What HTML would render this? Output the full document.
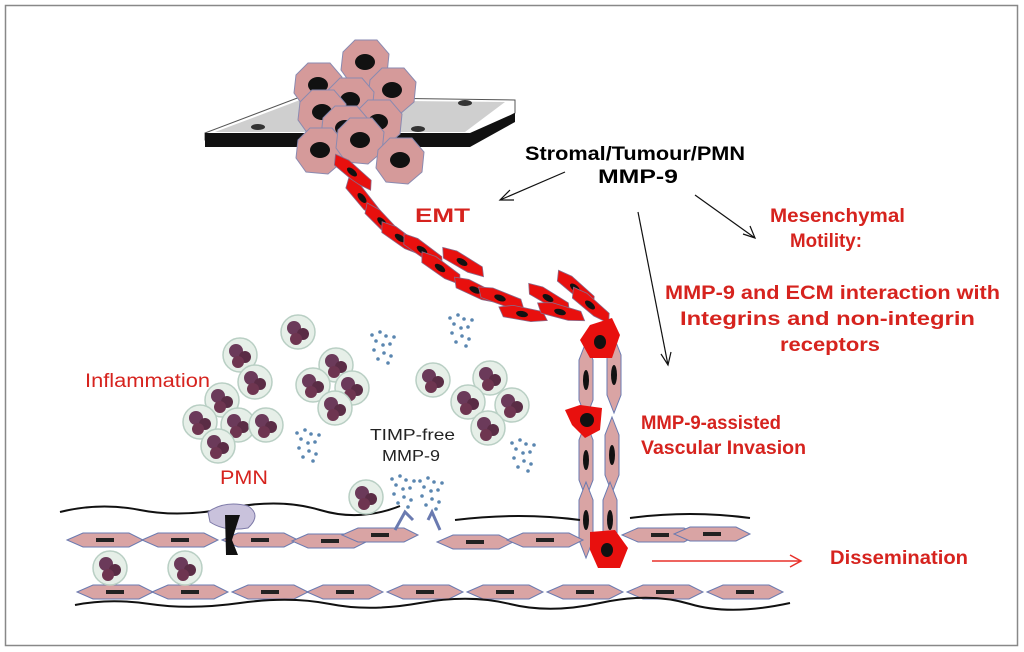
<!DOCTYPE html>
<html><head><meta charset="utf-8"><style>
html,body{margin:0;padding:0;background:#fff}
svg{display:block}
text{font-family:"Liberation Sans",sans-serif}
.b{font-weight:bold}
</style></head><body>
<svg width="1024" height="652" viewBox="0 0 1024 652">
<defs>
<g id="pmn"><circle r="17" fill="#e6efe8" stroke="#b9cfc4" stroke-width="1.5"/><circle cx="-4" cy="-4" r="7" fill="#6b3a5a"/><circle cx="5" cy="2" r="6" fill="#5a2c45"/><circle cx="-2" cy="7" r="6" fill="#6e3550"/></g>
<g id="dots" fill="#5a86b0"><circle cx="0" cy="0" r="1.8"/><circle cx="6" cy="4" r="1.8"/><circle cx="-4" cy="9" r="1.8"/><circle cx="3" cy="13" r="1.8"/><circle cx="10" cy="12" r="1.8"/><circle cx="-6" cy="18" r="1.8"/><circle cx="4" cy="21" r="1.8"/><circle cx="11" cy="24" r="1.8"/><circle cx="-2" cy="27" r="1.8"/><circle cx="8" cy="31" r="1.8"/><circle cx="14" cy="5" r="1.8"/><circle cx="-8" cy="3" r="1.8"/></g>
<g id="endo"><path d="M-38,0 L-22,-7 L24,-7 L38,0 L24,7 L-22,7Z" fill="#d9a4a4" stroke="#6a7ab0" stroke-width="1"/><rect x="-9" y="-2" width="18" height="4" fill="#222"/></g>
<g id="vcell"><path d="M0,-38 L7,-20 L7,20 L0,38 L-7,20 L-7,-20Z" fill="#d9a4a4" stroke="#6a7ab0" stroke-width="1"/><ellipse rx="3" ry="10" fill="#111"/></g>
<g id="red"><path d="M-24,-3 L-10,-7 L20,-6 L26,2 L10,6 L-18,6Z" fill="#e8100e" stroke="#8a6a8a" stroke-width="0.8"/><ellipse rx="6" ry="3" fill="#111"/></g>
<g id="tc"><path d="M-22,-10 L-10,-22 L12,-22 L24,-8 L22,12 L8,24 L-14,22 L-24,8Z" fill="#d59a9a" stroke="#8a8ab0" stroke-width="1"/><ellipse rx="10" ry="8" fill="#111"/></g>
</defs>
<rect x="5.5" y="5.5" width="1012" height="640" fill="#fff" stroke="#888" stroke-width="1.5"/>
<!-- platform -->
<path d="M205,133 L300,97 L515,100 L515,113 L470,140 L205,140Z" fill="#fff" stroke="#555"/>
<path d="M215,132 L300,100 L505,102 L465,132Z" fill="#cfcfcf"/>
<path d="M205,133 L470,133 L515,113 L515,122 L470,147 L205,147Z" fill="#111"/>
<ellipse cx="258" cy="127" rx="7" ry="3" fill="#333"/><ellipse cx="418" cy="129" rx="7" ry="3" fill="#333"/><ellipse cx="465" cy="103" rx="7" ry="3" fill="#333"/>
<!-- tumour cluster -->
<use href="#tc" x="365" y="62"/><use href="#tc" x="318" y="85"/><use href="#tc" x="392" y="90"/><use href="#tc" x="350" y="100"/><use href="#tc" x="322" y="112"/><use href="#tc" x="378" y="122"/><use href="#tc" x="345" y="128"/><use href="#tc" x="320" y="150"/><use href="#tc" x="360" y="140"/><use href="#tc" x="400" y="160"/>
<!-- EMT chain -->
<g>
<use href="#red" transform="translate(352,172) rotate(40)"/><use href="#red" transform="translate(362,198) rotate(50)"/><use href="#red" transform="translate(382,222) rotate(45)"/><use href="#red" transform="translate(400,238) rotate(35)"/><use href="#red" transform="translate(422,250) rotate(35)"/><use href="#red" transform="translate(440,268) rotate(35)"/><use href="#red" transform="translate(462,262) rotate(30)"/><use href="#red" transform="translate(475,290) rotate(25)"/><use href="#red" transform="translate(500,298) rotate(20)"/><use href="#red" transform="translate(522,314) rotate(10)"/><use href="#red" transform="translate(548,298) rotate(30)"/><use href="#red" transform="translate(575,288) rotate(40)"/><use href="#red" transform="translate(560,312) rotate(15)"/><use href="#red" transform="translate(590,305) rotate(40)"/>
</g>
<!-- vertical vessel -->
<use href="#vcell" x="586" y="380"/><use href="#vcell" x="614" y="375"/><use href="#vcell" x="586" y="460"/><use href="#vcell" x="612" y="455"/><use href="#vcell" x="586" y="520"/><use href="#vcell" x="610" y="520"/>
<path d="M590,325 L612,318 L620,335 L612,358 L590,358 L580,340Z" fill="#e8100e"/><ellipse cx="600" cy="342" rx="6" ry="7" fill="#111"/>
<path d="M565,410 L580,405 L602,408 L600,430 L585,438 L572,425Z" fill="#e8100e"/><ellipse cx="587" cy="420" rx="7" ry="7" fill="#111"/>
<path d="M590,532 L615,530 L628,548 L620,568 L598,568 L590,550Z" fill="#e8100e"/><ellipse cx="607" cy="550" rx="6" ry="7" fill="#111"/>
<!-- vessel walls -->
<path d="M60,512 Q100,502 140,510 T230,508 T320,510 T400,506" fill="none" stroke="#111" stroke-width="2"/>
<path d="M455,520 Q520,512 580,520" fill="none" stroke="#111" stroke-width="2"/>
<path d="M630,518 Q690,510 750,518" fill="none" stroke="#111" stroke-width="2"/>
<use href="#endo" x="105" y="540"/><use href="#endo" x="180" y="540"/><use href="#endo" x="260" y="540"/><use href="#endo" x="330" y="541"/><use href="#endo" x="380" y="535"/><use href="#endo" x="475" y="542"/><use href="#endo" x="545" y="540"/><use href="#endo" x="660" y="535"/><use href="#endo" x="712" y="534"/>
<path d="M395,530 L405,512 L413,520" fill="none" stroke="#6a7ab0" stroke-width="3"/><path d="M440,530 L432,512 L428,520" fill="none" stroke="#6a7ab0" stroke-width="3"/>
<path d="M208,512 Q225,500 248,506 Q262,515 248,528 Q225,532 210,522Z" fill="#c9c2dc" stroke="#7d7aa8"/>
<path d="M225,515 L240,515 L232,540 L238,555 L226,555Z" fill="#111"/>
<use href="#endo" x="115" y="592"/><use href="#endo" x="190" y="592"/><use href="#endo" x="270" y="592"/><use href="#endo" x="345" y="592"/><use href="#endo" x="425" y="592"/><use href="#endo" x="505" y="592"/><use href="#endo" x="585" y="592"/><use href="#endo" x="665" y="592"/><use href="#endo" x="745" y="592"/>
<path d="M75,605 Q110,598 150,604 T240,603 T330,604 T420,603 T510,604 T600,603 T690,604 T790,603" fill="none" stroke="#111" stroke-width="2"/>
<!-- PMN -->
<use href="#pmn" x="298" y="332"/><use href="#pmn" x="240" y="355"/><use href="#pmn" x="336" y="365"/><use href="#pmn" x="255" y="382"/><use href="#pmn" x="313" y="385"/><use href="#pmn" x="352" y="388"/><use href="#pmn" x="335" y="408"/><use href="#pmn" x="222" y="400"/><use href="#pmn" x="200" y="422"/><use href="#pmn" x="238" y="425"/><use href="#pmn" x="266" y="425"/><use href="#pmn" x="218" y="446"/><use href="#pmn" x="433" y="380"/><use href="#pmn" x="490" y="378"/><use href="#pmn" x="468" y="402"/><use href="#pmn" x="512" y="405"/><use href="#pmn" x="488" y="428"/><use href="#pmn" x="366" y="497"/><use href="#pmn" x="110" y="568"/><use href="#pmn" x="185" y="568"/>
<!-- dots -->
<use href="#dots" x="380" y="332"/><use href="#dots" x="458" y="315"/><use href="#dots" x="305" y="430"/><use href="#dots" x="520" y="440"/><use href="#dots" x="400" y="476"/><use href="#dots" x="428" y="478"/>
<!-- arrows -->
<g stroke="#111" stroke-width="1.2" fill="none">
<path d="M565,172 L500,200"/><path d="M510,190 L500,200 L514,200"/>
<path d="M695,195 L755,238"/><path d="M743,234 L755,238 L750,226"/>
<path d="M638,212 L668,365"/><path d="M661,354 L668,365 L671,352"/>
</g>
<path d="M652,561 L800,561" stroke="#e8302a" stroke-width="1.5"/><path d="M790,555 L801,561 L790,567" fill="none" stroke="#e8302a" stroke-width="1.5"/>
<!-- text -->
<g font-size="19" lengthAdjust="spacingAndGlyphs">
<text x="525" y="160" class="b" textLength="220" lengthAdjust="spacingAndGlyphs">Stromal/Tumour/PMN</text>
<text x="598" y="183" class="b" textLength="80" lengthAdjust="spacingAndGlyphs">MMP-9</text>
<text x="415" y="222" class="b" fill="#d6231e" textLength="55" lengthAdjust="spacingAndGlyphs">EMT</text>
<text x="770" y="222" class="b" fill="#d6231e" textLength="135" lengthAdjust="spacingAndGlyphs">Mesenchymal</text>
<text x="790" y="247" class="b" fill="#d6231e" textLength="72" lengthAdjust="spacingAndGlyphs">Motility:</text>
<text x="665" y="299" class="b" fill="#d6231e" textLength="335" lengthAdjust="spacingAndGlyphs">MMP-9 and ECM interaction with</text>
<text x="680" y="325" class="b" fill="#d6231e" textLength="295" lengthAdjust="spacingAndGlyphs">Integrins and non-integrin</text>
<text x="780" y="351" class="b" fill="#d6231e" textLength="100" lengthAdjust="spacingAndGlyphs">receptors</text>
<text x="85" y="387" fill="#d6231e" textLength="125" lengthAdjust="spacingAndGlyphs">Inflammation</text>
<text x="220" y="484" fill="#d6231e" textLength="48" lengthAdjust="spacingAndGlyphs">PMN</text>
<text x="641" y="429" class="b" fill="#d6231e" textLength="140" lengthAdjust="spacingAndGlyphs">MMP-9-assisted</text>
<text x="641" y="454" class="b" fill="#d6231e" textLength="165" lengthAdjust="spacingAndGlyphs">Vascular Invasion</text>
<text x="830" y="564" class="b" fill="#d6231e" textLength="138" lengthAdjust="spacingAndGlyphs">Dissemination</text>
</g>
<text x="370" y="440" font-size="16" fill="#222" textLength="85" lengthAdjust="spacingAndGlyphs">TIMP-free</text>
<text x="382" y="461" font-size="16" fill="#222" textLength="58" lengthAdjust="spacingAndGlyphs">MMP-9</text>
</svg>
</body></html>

-=-=-

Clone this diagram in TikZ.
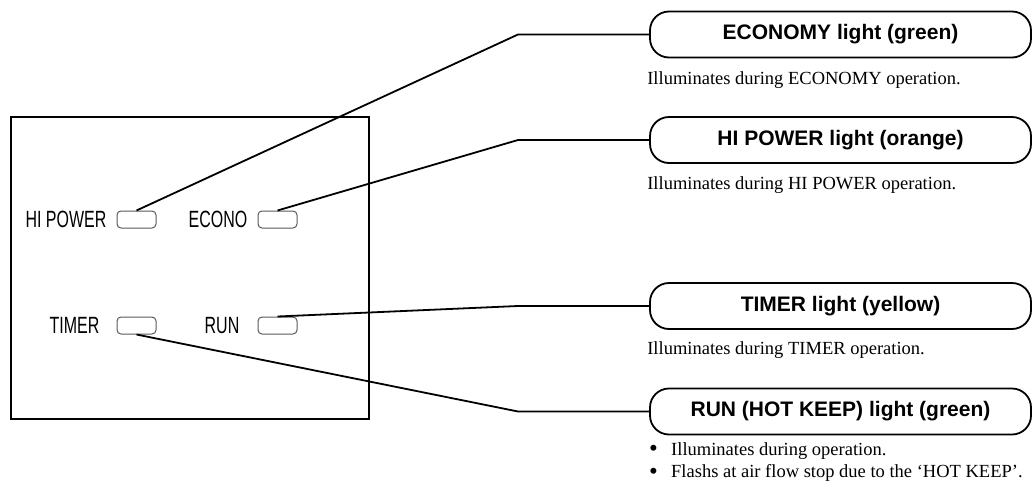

-=-=-

[Exercise] Make a copy of each line that contains the string "this".

[Correct output]
What HTML would render this? Output the full document.
Clone this diagram in TikZ.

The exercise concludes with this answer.